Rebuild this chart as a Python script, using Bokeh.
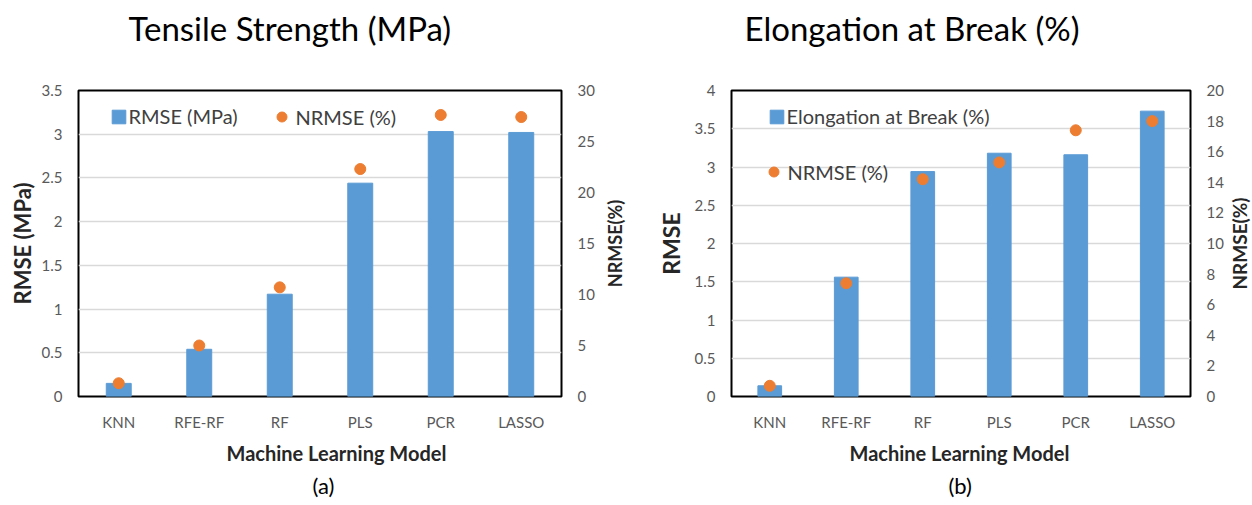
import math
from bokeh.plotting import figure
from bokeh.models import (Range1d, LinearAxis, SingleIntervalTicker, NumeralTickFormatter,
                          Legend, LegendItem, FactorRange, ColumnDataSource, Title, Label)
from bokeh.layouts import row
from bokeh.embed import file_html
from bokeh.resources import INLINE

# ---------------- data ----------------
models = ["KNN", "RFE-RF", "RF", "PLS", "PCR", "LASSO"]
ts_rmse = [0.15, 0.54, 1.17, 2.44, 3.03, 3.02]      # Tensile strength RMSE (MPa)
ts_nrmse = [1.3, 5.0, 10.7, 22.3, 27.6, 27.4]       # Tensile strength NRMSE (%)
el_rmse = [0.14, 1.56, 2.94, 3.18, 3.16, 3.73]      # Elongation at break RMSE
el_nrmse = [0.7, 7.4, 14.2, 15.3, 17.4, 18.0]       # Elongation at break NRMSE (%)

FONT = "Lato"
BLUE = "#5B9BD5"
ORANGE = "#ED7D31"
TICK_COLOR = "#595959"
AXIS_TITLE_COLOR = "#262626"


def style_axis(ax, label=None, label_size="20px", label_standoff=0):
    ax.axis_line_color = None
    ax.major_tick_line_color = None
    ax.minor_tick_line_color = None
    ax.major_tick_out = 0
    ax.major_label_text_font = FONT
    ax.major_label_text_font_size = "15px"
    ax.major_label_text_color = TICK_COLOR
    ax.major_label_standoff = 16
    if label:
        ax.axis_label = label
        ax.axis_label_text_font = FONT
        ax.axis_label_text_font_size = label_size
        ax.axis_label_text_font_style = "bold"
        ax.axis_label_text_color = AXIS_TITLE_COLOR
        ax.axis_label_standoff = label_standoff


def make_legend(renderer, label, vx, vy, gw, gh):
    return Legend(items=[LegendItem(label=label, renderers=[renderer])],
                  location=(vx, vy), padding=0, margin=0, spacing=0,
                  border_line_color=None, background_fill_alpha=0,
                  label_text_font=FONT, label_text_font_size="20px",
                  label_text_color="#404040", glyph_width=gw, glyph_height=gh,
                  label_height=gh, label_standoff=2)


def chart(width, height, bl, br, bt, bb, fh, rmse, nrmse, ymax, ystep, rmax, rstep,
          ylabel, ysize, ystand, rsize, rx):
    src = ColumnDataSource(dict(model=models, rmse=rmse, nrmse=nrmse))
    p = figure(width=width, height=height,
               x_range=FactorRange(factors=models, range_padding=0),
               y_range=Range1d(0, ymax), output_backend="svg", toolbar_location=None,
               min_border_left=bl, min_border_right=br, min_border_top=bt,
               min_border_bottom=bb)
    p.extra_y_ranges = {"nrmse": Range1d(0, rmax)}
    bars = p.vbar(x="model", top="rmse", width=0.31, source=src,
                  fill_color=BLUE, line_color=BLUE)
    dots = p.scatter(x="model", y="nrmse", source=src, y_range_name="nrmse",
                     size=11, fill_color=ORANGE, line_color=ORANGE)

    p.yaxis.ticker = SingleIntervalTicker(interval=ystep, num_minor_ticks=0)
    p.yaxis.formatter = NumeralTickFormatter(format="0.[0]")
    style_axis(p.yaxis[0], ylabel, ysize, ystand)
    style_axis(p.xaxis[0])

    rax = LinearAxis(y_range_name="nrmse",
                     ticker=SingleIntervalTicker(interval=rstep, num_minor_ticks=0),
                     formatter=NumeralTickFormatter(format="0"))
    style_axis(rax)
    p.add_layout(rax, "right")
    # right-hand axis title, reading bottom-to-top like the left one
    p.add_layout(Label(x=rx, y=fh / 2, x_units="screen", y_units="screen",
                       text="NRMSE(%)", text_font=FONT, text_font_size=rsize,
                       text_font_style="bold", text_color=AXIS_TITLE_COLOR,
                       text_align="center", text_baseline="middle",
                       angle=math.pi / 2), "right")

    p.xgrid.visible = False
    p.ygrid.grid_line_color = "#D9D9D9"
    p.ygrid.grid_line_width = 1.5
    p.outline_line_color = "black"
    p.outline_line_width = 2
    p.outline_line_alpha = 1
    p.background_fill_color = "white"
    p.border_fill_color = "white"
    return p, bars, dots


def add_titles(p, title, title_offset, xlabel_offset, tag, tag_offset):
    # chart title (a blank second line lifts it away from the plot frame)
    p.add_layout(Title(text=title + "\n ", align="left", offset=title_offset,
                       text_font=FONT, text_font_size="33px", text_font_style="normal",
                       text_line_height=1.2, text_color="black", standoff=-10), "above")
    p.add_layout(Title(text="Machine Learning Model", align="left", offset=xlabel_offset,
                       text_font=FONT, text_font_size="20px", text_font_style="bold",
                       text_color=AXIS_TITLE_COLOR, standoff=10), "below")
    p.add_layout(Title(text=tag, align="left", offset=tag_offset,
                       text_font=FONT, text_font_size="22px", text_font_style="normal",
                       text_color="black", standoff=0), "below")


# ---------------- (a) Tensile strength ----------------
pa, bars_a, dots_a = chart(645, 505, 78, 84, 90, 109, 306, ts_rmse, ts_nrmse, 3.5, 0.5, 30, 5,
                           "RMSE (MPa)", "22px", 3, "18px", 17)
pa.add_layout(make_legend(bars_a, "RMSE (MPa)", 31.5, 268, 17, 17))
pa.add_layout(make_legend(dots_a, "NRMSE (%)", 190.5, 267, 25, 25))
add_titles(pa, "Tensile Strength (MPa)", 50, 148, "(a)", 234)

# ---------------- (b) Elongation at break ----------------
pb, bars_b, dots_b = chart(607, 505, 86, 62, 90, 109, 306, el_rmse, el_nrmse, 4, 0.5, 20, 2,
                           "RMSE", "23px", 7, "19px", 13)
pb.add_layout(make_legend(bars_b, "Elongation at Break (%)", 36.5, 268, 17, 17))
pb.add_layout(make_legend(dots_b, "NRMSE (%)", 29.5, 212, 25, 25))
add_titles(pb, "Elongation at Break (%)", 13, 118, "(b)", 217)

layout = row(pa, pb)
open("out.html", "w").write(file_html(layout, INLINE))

Goal: Exactly restate the lines from the beginning of the data through the line with "from bokeh.resources import INLINE", and no others, keeping pictures out.

Finished answer:
Rebuild this chart as a Python script, using Bokeh.
import math
from bokeh.plotting import figure
from bokeh.models import (Range1d, LinearAxis, SingleIntervalTicker, NumeralTickFormatter,
                          Legend, LegendItem, FactorRange, ColumnDataSource, Title, Label)
from bokeh.layouts import row
from bokeh.embed import file_html
from bokeh.resources import INLINE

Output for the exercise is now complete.